Namen sind Schall und Rauch. Sagte Meister Faust in Goethes gleichnamigem und benutzte dabei den Singular. Also Name, nicht Namen, gelle! Was hier nichts weiter zur Sache tut, allein nur der Vollständigkeit wegen aufgeführt wird. Wichtiger ist die Botschaft, die dahinter steckt. Ein Name allein hilft einem nicht weiter. Er sagt gar nichts aus über eine Person. Er charakterisiert nicht. Er ist vergänglich und austauschbar. Oft zumindest.
Manche Namen sind keine Namen, sondern quasi ein Fluch. Sie kommen daher als regelrechte Sammelbegriffe. Meiner zum Beispiel. Zumindest in meiner Generation. Mathias. In jeder Klasse. Beim Sportverein. Im Kinderchor. Wir kamen in Doppelpack. Oder dreifach! Mindestens! Und so erging es den Michaels und Marküssen dieser Welt auch. Was mich eher wenig tröstete.
Wobei ich meinen Altvorderen und deren verständlicher Aufgeregtheit nach der Geburt ihres Erstlings eine kleine Besonderheit verdanke. Fälschlicherweise meldeten sie mich beim zuständigen Amte mit nur einem „t“ statt der vorgesehenen zwei im Vornamen an. Seitdem laufe ich mit diesem Mangel behaftet ganz gut durchs Leben.
Doch ganz so wie der größte aller deutschen Dichter uns das in Margarethens Garten weis machen möchte, scheint es dann doch nicht zu sein. „Nomen atque omen“ lehrt uns der alte Lateiner. Und nicht umsonst reagieren Menschen recht fünsch, wenn ihr Namen falsch geschrieben wird. Wovon ich anderer Stelle schon mal mein Leid klagte. Namen sind wichtig. „Wer zählt die Völker, nennt die Namen die gastlich hier zusammenkamen„, lehrte uns schon Schillers Friedrich, dass deren Bedeutung keinesfalls zu unterschätzen sei. Noch wichtiger sind da wohl Spitznamen.
Von denen sammelte ich einige im Laufe meines Lebens ein. Nicht immer zu meiner großen Freude.
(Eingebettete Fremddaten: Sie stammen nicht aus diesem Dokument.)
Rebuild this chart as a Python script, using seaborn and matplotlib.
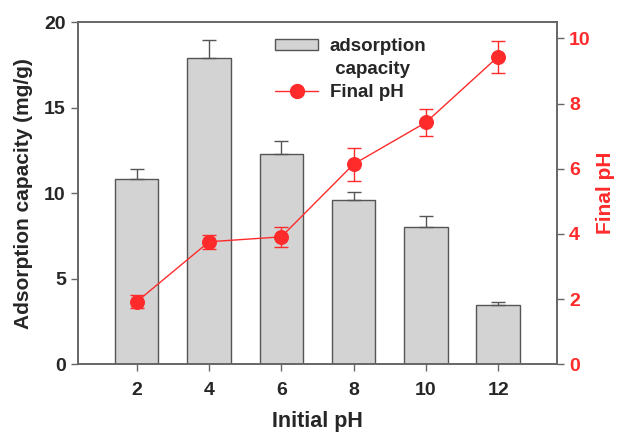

Als Dreikäsehoch wurde ich von meinem knapp sieben Jahre älteren und mir damals richtig groß vorkommenden Onkel und seinen Freunden immer Matscha-Baby gerufen. Kennen Sie einen Vierjährigen, der noch gerne ein Baby sein möchte? Eben!
In der Schulzeit wurde es kaum besser. Man schaffte es doch spielend meinen Nachnamen mit einer sexuellen Anzüglichkeit zu versehen. Bums-Kuss! Spüren Sie meine Begeisterung? Merken Sie, wie es vibriert? Wehren konnte ich mich nicht. Eine kräftiger Schar jüngerer Dorfbewohner zeigte mir oft und gerne, wer der Kleinste und Schwächste in der Klasse war.
Das zwischenzeitlich von einigen meiner fürsorglicheren Mitschülern eingeführte Bunker erfreute sich nur kurzer Beliebtheit und war nicht groß der Rede wert.
Zu meiner großen Überraschung schafften es unsere angelsächsischen Mitbürger in meiner Internatszeit in Taunton meinem Nachnamen auch eine sexuelle Konotation abzugewinnen. Bunk up! Stand Umgangssprachlich bei den ohnehin nicht als Deutsch freundlich verschrienen Insassen der noblen Bildungsanstalt für Geschlechtsverkehr! Na wenn da nicht Freude aufkommt!
Wer den finalen Namen Bunki für mich aufbrachte, weiß ich nicht mehr. Zumindest nicht genau. Er war auf einmal da. So wie Müller zu Mülli wird. Oder Schmidt zu Schmitti. Bunki eben. Dies war endlich einer, an dem ich Wohlgefallen gefunden hatte. Kein Matze oder so, wie meine Namensvettern nun mal alle geheißen werden. Und bis auf meine Holde, die mich damit richtig zu ärgern weiß, halten sich auch alle dran. Denn Matze? Was ist schon ein Matze? Halb Mensch, halb Katze, oder was? Ne, geht gar nicht. Es blieb beim Bunki!
So spazierte ich ob meiner namentlichen Individualität in der Folge flott und beschwingt durch die Weltgeschichte.
Bis mir mein Herr Vater einmal freudestrahlend mitteilte, dass das doch auch nur ein alter Hut sein. Er und seine drei Brüder wurden zur Schulzeit auch nur die Bunki gerufen. Alte Lateiner eben: – us, i. Masukulinum. Plural wieder auf i. Super!! So weit zum Thema Individualität. Vornamen als Sammelbegriff, Nachname abgegriffen. Kannste echt knicken.